Task objective: Transcribe every line exactly and omit anything that is a picture.

## begin

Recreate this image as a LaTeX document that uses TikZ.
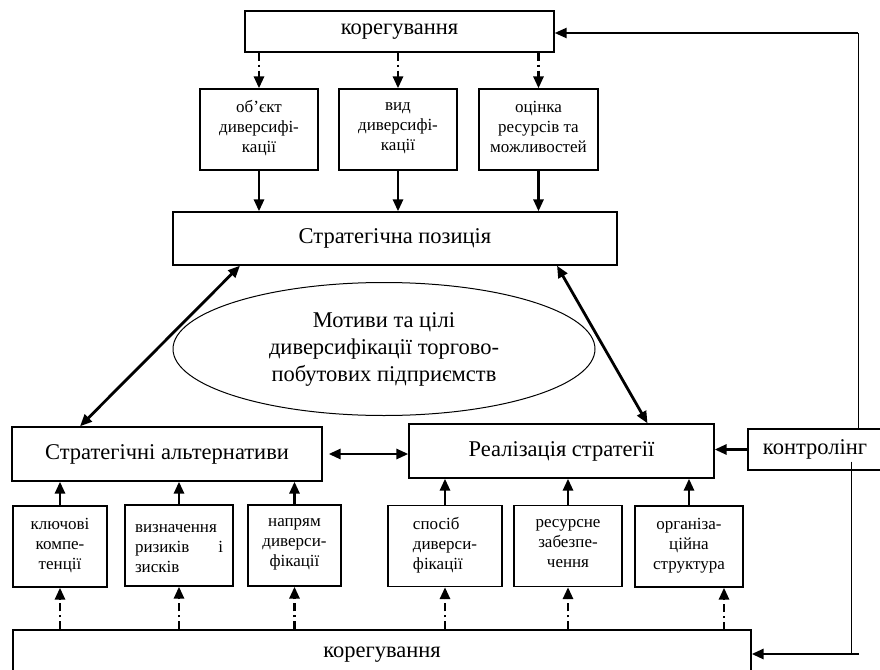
\documentclass[tikz,border=0pt]{standalone}
\usepackage{fontspec}
\setmainfont{Liberation Serif}
\usepackage{tikz}
\usetikzlibrary{arrows,arrows.meta,shapes.geometric}

\begin{document}
\begin{tikzpicture}[x=1pt,y=-1pt,
box/.style={draw,line width=1.3pt,inner sep=0pt,font=\fontsize{22.5}{27}\selectfont},
small/.style={draw,line width=1.3pt,inner sep=0pt,minimum height=81pt,font=\fontsize{17}{20}\selectfont,align=center,
  execute at begin node=\strut,execute at end node=\strut},
arrow/.style={-{Triangle[length=12pt,width=10pt]},line width=2.8pt},
darrow/.style={{Triangle[length=12pt,width=10pt]}-{Triangle[length=12pt,width=10pt]},line width=2.8pt},
dasharrow/.style={-{Triangle[length=12pt,width=10pt]},line width=2.8pt,dash pattern=on 8pt off 4pt on 2pt off 4pt},
fline/.style={line width=1pt} ]

\useasboundingbox (0,0) rectangle (880,669);

% top part
\node[box,minimum width=309pt,minimum height=41pt] (kor1) at (399.5,31.5) {корегування};

\node[small,minimum width=118pt] (t1) at (259,129.5) {об’єкт\\диверсифі-\\кації};
\node[small,minimum width=118pt] (t2) at (398,129.5) {вид\\диверсифі-\\кації};
\node[small,minimum width=119pt] (t3) at (538.5,129.5) {оцінка\\ресурсів та\\можливостей};

\node[box,minimum width=444pt,minimum height=53pt] (pos) at (395,238.5) {Стратегічна позиція};

\node[draw,ellipse,line width=1pt,inner sep=0pt,minimum width=422pt,minimum height=133pt,
  align=center,font=\fontsize{22.5}{27}\selectfont] (mot) at (384,349)
  {Мотиви та цілі\\диверсифікації торгово-\\побутових підприємств};

% middle row
\node[box,minimum width=310pt,minimum height=54pt] (alt) at (167,454) {Стратегічні альтернативи};
\node[box,minimum width=305pt,minimum height=54pt] (real) at (561.5,451) {Реалізація стратегії};
\node[box,minimum width=134pt,minimum height=41pt] (kontr) at (815,449.5) {контролінг};

% bottom part
\node[small,minimum width=94pt] (b1) at (60,546.5) {ключові\\компе-\\тенції};
\node[small,minimum width=108pt,align=left] (b2) at (179,545.5)
  {\parbox{88pt}{\strut визначення\\ризиків\hfill і\\зисків}};
\node[small,minimum width=93pt] (b3) at (294.5,545.5) {напрям\\диверси-\\фікації};
\node[small,minimum width=114pt,align=left] (b4) at (445,546) {спосіб\\диверси-\\фікації};
\node[small,minimum width=108pt] (b5) at (568,546) {ресурсне\\забезпе-\\чення};
\node[small,minimum width=108pt] (b6) at (689,546.5) {організа-\\ційна\\структура};

\node[box,minimum width=738pt,minimum height=50pt] (kor2) at (382,655) {корегування};

% connectors top
\foreach \n in {t1,t2,t3}
  \draw[dasharrow] (kor1.south -| \n.north) -- (\n.north);
\foreach \n in {t1,t2,t3}
  \draw[arrow] (\n.south) -- (pos.north -| \n.south);

\draw[darrow] ([xshift=-155pt]pos.south) -- ([xshift=-87pt]alt.north);
\draw[darrow] ([xshift=162pt]pos.south) -- ([xshift=86pt]real.north);
\draw[darrow] ([xshift=6pt]alt.east) -- (alt.east -| real.west);
\draw[arrow] (kontr.west) -- (kontr.west -| real.east);

% connectors bottom
\foreach \n in {b1,b2,b3}
  \draw[arrow] (\n.north) -- (alt.south -| \n.north);
\foreach \n in {b4,b5,b6}
  \draw[arrow] (\n.north) -- (real.south -| \n.north);
\foreach \n in {b1,b2,b3,b4,b5}
  \draw[dasharrow] (kor2.north -| \n.south) -- (\n.south);
\coordinate (c6) at (724,630);
\draw[dasharrow] (c6) -- (c6 |- b6.south);

% feedback
\coordinate (fb1) at (858,33);
\draw[fline] (kontr.north -| fb1) -- (fb1);
\draw[-{Triangle[length=12pt,width=10pt]},line width=2.2pt] (fb1) -- (kor1.east |- fb1);
\coordinate (fb2) at (851,654);
\draw[fline] ([yshift=9pt]kontr.south -| fb2) -- (fb2);
\draw[arrow] ([xshift=8pt]fb2) -- (kor2.east |- fb2);

\end{tikzpicture}
\end{document}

## end

Result of the task:
Recreate this image as a LaTeX document that uses TikZ.
\documentclass[tikz,border=0pt]{standalone}
\usepackage{fontspec}
\setmainfont{Liberation Serif}
\usepackage{tikz}
\usetikzlibrary{arrows,arrows.meta,shapes.geometric}

\begin{document}
\begin{tikzpicture}[x=1pt,y=-1pt,
box/.style={draw,line width=1.3pt,inner sep=0pt,font=\fontsize{22.5}{27}\selectfont},
small/.style={draw,line width=1.3pt,inner sep=0pt,minimum height=81pt,font=\fontsize{17}{20}\selectfont,align=center,
  execute at begin node=\strut,execute at end node=\strut},
arrow/.style={-{Triangle[length=12pt,width=10pt]},line width=2.8pt},
darrow/.style={{Triangle[length=12pt,width=10pt]}-{Triangle[length=12pt,width=10pt]},line width=2.8pt},
dasharrow/.style={-{Triangle[length=12pt,width=10pt]},line width=2.8pt,dash pattern=on 8pt off 4pt on 2pt off 4pt},
fline/.style={line width=1pt} ]

\useasboundingbox (0,0) rectangle (880,669);

% top part
\node[box,minimum width=309pt,minimum height=41pt] (kor1) at (399.5,31.5) {корегування};

\node[small,minimum width=118pt] (t1) at (259,129.5) {об’єкт\\диверсифі-\\кації};
\node[small,minimum width=118pt] (t2) at (398,129.5) {вид\\диверсифі-\\кації};
\node[small,minimum width=119pt] (t3) at (538.5,129.5) {оцінка\\ресурсів та\\можливостей};

\node[box,minimum width=444pt,minimum height=53pt] (pos) at (395,238.5) {Стратегічна позиція};

\node[draw,ellipse,line width=1pt,inner sep=0pt,minimum width=422pt,minimum height=133pt,
  align=center,font=\fontsize{22.5}{27}\selectfont] (mot) at (384,349)
  {Мотиви та цілі\\диверсифікації торгово-\\побутових підприємств};

% middle row
\node[box,minimum width=310pt,minimum height=54pt] (alt) at (167,454) {Стратегічні альтернативи};
\node[box,minimum width=305pt,minimum height=54pt] (real) at (561.5,451) {Реалізація стратегії};
\node[box,minimum width=134pt,minimum height=41pt] (kontr) at (815,449.5) {контролінг};

% bottom part
\node[small,minimum width=94pt] (b1) at (60,546.5) {ключові\\компе-\\тенції};
\node[small,minimum width=108pt,align=left] (b2) at (179,545.5)
  {\parbox{88pt}{\strut визначення\\ризиків\hfill і\\зисків}};
\node[small,minimum width=93pt] (b3) at (294.5,545.5) {напрям\\диверси-\\фікації};
\node[small,minimum width=114pt,align=left] (b4) at (445,546) {спосіб\\диверси-\\фікації};
\node[small,minimum width=108pt] (b5) at (568,546) {ресурсне\\забезпе-\\чення};
\node[small,minimum width=108pt] (b6) at (689,546.5) {організа-\\ційна\\структура};

\node[box,minimum width=738pt,minimum height=50pt] (kor2) at (382,655) {корегування};

% connectors top
\foreach \n in {t1,t2,t3}
  \draw[dasharrow] (kor1.south -| \n.north) -- (\n.north);
\foreach \n in {t1,t2,t3}
  \draw[arrow] (\n.south) -- (pos.north -| \n.south);

\draw[darrow] ([xshift=-155pt]pos.south) -- ([xshift=-87pt]alt.north);
\draw[darrow] ([xshift=162pt]pos.south) -- ([xshift=86pt]real.north);
\draw[darrow] ([xshift=6pt]alt.east) -- (alt.east -| real.west);
\draw[arrow] (kontr.west) -- (kontr.west -| real.east);

% connectors bottom
\foreach \n in {b1,b2,b3}
  \draw[arrow] (\n.north) -- (alt.south -| \n.north);
\foreach \n in {b4,b5,b6}
  \draw[arrow] (\n.north) -- (real.south -| \n.north);
\foreach \n in {b1,b2,b3,b4,b5}
  \draw[dasharrow] (kor2.north -| \n.south) -- (\n.south);
\coordinate (c6) at (724,630);
\draw[dasharrow] (c6) -- (c6 |- b6.south);

% feedback
\coordinate (fb1) at (858,33);
\draw[fline] (kontr.north -| fb1) -- (fb1);
\draw[-{Triangle[length=12pt,width=10pt]},line width=2.2pt] (fb1) -- (kor1.east |- fb1);
\coordinate (fb2) at (851,654);
\draw[fline] ([yshift=9pt]kontr.south -| fb2) -- (fb2);
\draw[arrow] ([xshift=8pt]fb2) -- (kor2.east |- fb2);

\end{tikzpicture}
\end{document}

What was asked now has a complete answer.